I'm not too sure about removing talents, except if they are temporary as they are under the chair's effect then that's all right.
For you point A: sounds ok, but a tech-use or common lore (tech) might just have the Tech-Priest or adept know what it is and how to use it.
Also, it is an item used by a chaos Cult, so I do not think Acolytes will simply go "Oh hey, I can get healed/relaxed with this, let's take'her for a spin!" Even if it is archeotech, the fact it is used by a chaos cult make it tainted enough.
I would go with something a bit more sinister in look and origin, or something actually tainted: like a WP test when you're loking at it/near it or you'll compelled to go sit in that plush, comfortable looking chair..which is inhabited by a Slaaneshi daemon or spirit. Have the chairs' spirit corrupt the owner (would can be someone respectable and such) and him start a cult of the lord of excess.

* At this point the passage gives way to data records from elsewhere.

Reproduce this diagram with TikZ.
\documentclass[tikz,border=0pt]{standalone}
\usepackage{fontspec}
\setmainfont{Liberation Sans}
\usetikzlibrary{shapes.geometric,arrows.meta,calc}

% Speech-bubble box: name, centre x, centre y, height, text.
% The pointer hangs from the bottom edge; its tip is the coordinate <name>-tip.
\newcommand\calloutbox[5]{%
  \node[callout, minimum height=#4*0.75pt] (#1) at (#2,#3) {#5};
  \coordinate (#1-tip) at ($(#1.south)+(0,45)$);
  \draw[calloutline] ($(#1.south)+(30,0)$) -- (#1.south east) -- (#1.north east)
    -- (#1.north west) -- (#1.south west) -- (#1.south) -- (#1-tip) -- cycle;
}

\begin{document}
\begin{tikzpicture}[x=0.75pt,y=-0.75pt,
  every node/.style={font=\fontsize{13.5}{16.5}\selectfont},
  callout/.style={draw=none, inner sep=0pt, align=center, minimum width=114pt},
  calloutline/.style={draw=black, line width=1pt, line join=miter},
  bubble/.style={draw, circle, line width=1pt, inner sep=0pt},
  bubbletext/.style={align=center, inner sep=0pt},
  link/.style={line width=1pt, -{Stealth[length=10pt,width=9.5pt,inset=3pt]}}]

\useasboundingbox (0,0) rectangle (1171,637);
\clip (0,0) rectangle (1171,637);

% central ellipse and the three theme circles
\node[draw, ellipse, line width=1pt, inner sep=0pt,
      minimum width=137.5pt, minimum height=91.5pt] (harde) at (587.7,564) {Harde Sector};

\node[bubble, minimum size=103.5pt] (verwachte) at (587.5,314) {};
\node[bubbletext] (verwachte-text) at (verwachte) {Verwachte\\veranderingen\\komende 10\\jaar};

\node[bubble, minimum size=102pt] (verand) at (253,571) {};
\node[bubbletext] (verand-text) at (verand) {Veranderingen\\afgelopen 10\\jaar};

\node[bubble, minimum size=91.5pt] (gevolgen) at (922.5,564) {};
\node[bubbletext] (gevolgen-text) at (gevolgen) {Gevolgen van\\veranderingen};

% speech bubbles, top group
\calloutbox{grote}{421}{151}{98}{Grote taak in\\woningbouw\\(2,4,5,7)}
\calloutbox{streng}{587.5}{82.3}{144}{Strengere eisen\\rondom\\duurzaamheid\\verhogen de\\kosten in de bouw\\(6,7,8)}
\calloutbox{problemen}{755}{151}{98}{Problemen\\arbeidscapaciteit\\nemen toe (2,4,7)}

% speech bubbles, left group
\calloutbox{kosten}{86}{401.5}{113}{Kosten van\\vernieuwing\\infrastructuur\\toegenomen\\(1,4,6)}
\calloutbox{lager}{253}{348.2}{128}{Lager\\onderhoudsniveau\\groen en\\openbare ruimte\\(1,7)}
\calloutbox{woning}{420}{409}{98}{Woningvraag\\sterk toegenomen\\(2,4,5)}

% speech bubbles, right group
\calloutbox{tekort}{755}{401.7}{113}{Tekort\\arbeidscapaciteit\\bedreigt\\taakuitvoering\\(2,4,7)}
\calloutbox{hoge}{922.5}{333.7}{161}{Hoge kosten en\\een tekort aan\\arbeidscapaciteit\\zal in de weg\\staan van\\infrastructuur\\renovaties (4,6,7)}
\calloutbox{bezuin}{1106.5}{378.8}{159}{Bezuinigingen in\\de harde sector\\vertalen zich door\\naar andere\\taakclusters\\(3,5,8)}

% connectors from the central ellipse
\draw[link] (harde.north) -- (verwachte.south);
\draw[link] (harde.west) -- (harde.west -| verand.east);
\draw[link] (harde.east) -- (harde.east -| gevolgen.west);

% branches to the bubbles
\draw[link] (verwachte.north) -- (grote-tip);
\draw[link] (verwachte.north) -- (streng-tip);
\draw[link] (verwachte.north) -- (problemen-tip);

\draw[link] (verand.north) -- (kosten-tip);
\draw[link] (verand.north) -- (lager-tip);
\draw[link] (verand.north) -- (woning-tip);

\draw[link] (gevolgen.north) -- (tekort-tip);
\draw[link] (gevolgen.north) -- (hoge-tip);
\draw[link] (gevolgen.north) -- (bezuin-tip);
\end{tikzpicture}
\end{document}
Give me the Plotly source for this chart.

From the way I'm reading it, it seems the =I= already know about the cult, the chair and, like Cobra, they show every week with some convoluted scheme to take over the world/sector/Imperium, only to get beaten by the =I= with Violet Serpent Commander going "'I'll get you next time, Inquisition!" shaking his fists. I could be wrong, but it reads like that.
Perhaps go with victims being injected with hormones having them do things or act in XYZ fashion, then having the acolytes run about trying to find how are those cultists managing to get such hormones. Having an acolytes being victim of a needle shot could also make things more grave and serious than simply having guv'ner Bob flipping out at the duchess' Ball.